Giving Compass' Take:

• This article from the Daily Illini details research done on the ways young people across different cultures handle trauma in the wake of natural disasters.

• How can this data help inform programs and other relief efforts after hurricanes, fires and earthquakes?

• Here's a more detailed guidance for donors about disaster recovery.


Tara Powell and Kate Wegmann, assistant professors in the School of Social Work [at the University of Illinois], have collaborated on a study that found an adolescent’s cultural background and demographics may alter their coping behaviors after facing a natural disaster.
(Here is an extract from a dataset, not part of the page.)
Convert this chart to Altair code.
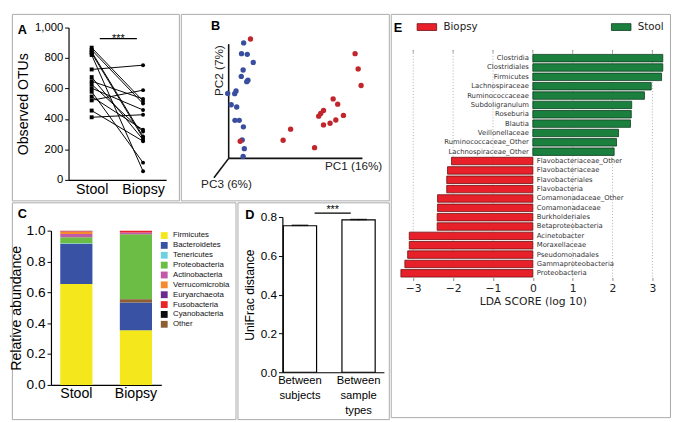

“When I was a social worker, what I found was there were a lot of programs that were available for children just targeting mental health symptoms, but there wasn’t really anything out there trying to amplify their strengths and coping,” Powell said.
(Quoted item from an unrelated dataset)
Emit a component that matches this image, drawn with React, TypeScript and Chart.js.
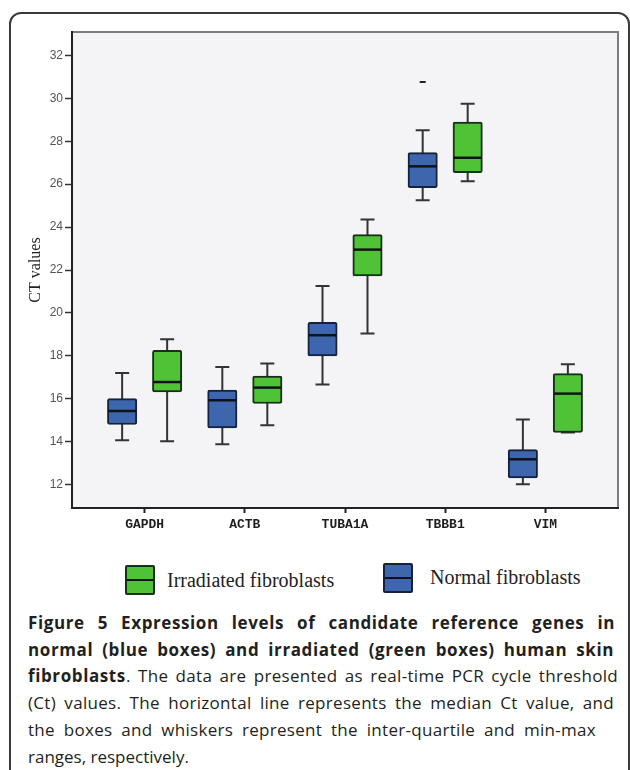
import React, { useEffect, useRef } from 'react';
import { Chart, registerables } from 'chart.js';

Chart.register(...registerables);

// ---- data ----
const categories = ['GAPDH', 'ACTB', 'TUBA1A', 'TBBB1', 'VIM'];
const yTickValues = [12, 14, 16, 18, 20, 22, 24, 26, 28, 30, 32];

const normalLabel = 'Normal fibroblasts';
const normalMin = [14.07, 13.88, 16.66, 25.25, 12.02];
const normalQ1 = [14.8, 14.64, 18.0, 25.84, 12.31];
const normalMedian = [15.43, 15.93, 18.96, 26.83, 13.18];
const normalQ3 = [16.01, 16.4, 19.56, 27.47, 13.63];
const normalMax = [17.2, 17.48, 21.26, 28.51, 15.03];
const normalOutliers = [[], [], [], [30.76], []];

const irradiatedLabel = 'Irradiated fibroblasts';
const irradiatedMin = [14.02, 14.77, 19.04, 26.13, 14.43];
const irradiatedQ1 = [16.32, 15.78, 21.72, 26.54, 14.43];
const irradiatedMedian = [16.78, 16.52, 22.95, 27.23, 16.24];
const irradiatedQ3 = [18.26, 17.06, 23.65, 28.89, 17.17];
const irradiatedMax = [18.77, 17.64, 24.35, 29.75, 17.61];
const irradiatedOutliers = [[], [], [], [], []];

const blueFill = '#3d66ae';
const blueBorder = '#16223a';
const greenFill = '#50c235';
const greenBorder = '#17301a';

const seriesStats = [
  { min: normalMin, median: normalMedian, max: normalMax, outliers: normalOutliers },
  { min: irradiatedMin, median: irradiatedMedian, max: irradiatedMax, outliers: irradiatedOutliers },
];

const boxPlugin = {
  id: 'boxWhiskers',
  beforeDraw(chart: any) {
    const { ctx, chartArea: a } = chart;
    ctx.save();
    ctx.fillStyle = '#f4f4f6';
    ctx.fillRect(a.left, a.top, a.right - a.left, a.bottom - a.top);
    ctx.strokeStyle = '#7d7d7d';
    ctx.lineWidth = 2;
    ctx.beginPath();
    ctx.moveTo(a.left, a.top);
    ctx.lineTo(a.right, a.top);
    ctx.lineTo(a.right, a.bottom);
    ctx.stroke();
    ctx.restore();
  },
  beforeDatasetsDraw(chart: any) {
    const { ctx } = chart;
    const yScale = chart.scales.y;
    ctx.save();
    ctx.strokeStyle = '#333';
    ctx.lineWidth = 2;
    seriesStats.forEach((st, di) => {
      const meta = chart.getDatasetMeta(di);
      meta.data.forEach((bar: any, i: number) => {
        const x = bar.x;
        const yMin = yScale.getPixelForValue(st.min[i]);
        const yMax = yScale.getPixelForValue(st.max[i]);
        const cap = 7;
        ctx.beginPath();
        ctx.moveTo(x, yMax);
        ctx.lineTo(x, yMin);
        ctx.moveTo(x - cap, yMax);
        ctx.lineTo(x + cap, yMax);
        ctx.moveTo(x - cap, yMin);
        ctx.lineTo(x + cap, yMin);
        ctx.stroke();
      });
    });
    ctx.restore();
  },
  afterDatasetsDraw(chart: any) {
    const { ctx } = chart;
    const yScale = chart.scales.y;
    ctx.save();
    seriesStats.forEach((st, di) => {
      const meta = chart.getDatasetMeta(di);
      meta.data.forEach((bar: any, i: number) => {
        const half = bar.width / 2;
        const ym = yScale.getPixelForValue(st.median[i]);
        ctx.strokeStyle = '#0f1318';
        ctx.lineWidth = 2.5;
        ctx.beginPath();
        ctx.moveTo(bar.x - half + 1, ym);
        ctx.lineTo(bar.x + half - 1, ym);
        ctx.stroke();
        st.outliers[i].forEach((v: number) => {
          const yo = yScale.getPixelForValue(v);
          ctx.strokeStyle = '#222';
          ctx.lineWidth = 2;
          ctx.beginPath();
          ctx.moveTo(bar.x - 3, yo);
          ctx.lineTo(bar.x + 3, yo);
          ctx.stroke();
        });
      });
    });
    ctx.restore();
  },
};

function ChartCanvas() {
  const ref = useRef<HTMLCanvasElement | null>(null);
  useEffect(() => {
    if (!ref.current) return;
    const chart = new Chart(ref.current, {
      type: 'bar',
      data: {
        datasets: [
          {
            label: normalLabel,
            data: categories.map((_, i) => ({ x: i, y: [normalQ1[i], normalQ3[i]] })) as any,
            backgroundColor: blueFill,
            borderColor: blueBorder,
            borderWidth: 2,
            borderSkipped: false,
            borderRadius: 2,
            barThickness: 45,
            maxBarThickness: 29.4,
          },
          {
            label: irradiatedLabel,
            data: categories.map((_, i) => ({ x: i, y: [irradiatedQ1[i], irradiatedQ3[i]] })) as any,
            backgroundColor: greenFill,
            borderColor: greenBorder,
            borderWidth: 2,
            borderSkipped: false,
            borderRadius: 2,
            barThickness: 45,
            maxBarThickness: 29.4,
          },
        ],
      },
      options: {
        animation: false,
        responsive: false,
        layout: { padding: { top: 32, right: 12, left: 0, bottom: 0 } },
        plugins: {
          legend: { display: false },
          tooltip: { enabled: false },
        },
        scales: {
          x: {
            type: 'linear',
            min: -0.725,
            max: 4.725,
            offset: false,
            afterBuildTicks: (s: any) => {
              s.ticks = categories.map((_, i) => ({ value: i }));
            },
            afterFit: (s: any) => {
              s.height = 37;
            },
            ticks: {
              autoSkip: false,
              maxRotation: 0,
              padding: 4,
              color: '#1e1e1e',
              font: { family: 'Liberation Mono', size: 13, weight: 'bold' },
              callback: (v: any) => categories[v] ?? '',
            },
            grid: {
              display: true,
              offset: false,
              drawOnChartArea: false,
              drawTicks: true,
              tickLength: 5,
              tickColor: '#222',
              tickWidth: 2,
            },
            border: { display: true, color: '#222', width: 2 },
          },
          y: {
            type: 'linear',
            min: 10.91,
            max: 33.09,
            afterBuildTicks: (s: any) => {
              s.ticks = yTickValues.map((v) => ({ value: v }));
            },
            afterFit: (s: any) => {
              s.width = 72;
            },
            ticks: {
              padding: 2,
              color: '#555',
              font: { family: 'Liberation Sans', size: 12 },
            },
            grid: {
              display: true,
              drawOnChartArea: false,
              drawTicks: true,
              tickLength: 7,
              tickColor: '#333',
              tickWidth: 1.5,
            },
            border: { display: true, color: '#222', width: 2 },
            title: {
              display: true,
              text: 'CT values',
              color: '#222',
              font: { family: 'Liberation Serif', size: 16 },
              padding: { top: 26, bottom: 0 },
            },
          },
        },
      } as any,
      plugins: [boxPlugin],
    });
    return () => chart.destroy();
  }, []);
  return (
    <canvas
      ref={ref}
      width={630}
      height={545}
      style={{ position: 'absolute', left: 0, top: 0, width: 630, height: 545 }}
    />
  );
}

function LegendBox({ fill, border }: { fill: string; border: string }) {
  return (
    <div
      style={{
        position: 'relative',
        width: 30,
        height: 30,
        boxSizing: 'border-box',
        background: fill,
        border: `2px solid ${border}`,
        borderRadius: 2,
      }}
    >
      <div
        style={{
          position: 'absolute',
          left: 0,
          right: 0,
          top: 11.5,
          height: 2.5,
          background: '#0f1318',
        }}
      />
    </div>
  );
}

const captionStyle: React.CSSProperties = {
  position: 'absolute',
  left: 28,
  fontFamily: '"Open Sans", sans-serif',
  fontSize: 17,
  color: '#231f20',
  height: 26.7,
  lineHeight: '26.7px',
  letterSpacing: '0.3px',
  textAlign: 'justify',
  textAlignLast: 'justify' as any,
};

const boldLine: React.CSSProperties = { fontWeight: 700, letterSpacing: '0.6px' };

export default function App() {
  return (
    <div
      style={{
        position: 'absolute',
        left: 0,
        top: 0,
        width: 630,
        height: 770,
        overflow: 'hidden',
        background: '#fff',
      }}
    >
      <div
        style={{
          position: 'absolute',
          left: 9,
          top: 12,
          width: 621,
          height: 800,
          boxSizing: 'border-box',
          border: '2px solid #3a3a3a',
          borderRadius: '12px 12px 0 0',
        }}
      />
      <ChartCanvas />
      {/* legend */}
      <div style={{ position: 'absolute', left: 125, top: 565 }}>
        <LegendBox fill={greenFill} border={greenBorder} />
      </div>
      <div
        style={{
          position: 'absolute',
          left: 167,
          top: 566,
          fontFamily: '"Liberation Serif", serif',
          fontSize: 20,
          lineHeight: '28px',
          color: '#222',
          whiteSpace: 'nowrap',
        }}
      >
        {irradiatedLabel}
      </div>
      <div style={{ position: 'absolute', left: 383, top: 563 }}>
        <LegendBox fill={blueFill} border={blueBorder} />
      </div>
      <div
        style={{
          position: 'absolute',
          left: 430,
          top: 563,
          fontFamily: '"Liberation Serif", serif',
          fontSize: 20,
          lineHeight: '28px',
          color: '#222',
          whiteSpace: 'nowrap',
        }}
      >
        {normalLabel}
      </div>
      {/* caption */}
      <div style={{ ...captionStyle, ...boldLine, top: 610, width: 587 }}>
        Figure 5 Expression levels of candidate reference genes in
      </div>
      <div style={{ ...captionStyle, ...boldLine, top: 636.7, width: 586 }}>
        normal (blue boxes) and irradiated (green boxes) human skin
      </div>
      <div style={{ ...captionStyle, top: 663.4, width: 590 }}>
        <b style={{ letterSpacing: '0.6px' }}>fibroblasts</b>. The data are presented as real-time PCR cycle threshold
      </div>
      <div style={{ ...captionStyle, top: 690.1, width: 586 }}>
        (Ct) values. The horizontal line represents the median Ct value, and
      </div>
      <div style={{ ...captionStyle, top: 716.8, width: 568 }}>
        the boxes and whiskers represent the inter-quartile and min-max
      </div>
      <div
        style={{
          ...captionStyle,
          top: 743.5,
          letterSpacing: '0px',
          textAlign: 'left',
          textAlignLast: 'left' as any,
          whiteSpace: 'nowrap',
        }}
      >
        ranges, respectively.
      </div>
    </div>
  );
}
As part of a larger puzzle, Powell said more research like this needs to be conducted to create programs focusing on building children’s and adolescent’s strengths to overcome trauma rather than focusing on negative outcomes, such as post-traumatic stress symptoms, depression and anxiety disorders.

“One thing that Dr. Powell and I agree on is that we’d like people just to be more aware of the ways that coping might influence not just how a person copes but also what sort of resources that are available to them,” Wegmann said.

The research used data collected at Tulane University through survey results taken six months after Hurricane Katrina. A sample of 650 middle-class adolescent girls ages 13 to 18 who lived in St. Tammany Parish, Louisiana, were asked questions about their day-to-day behaviors after the disaster.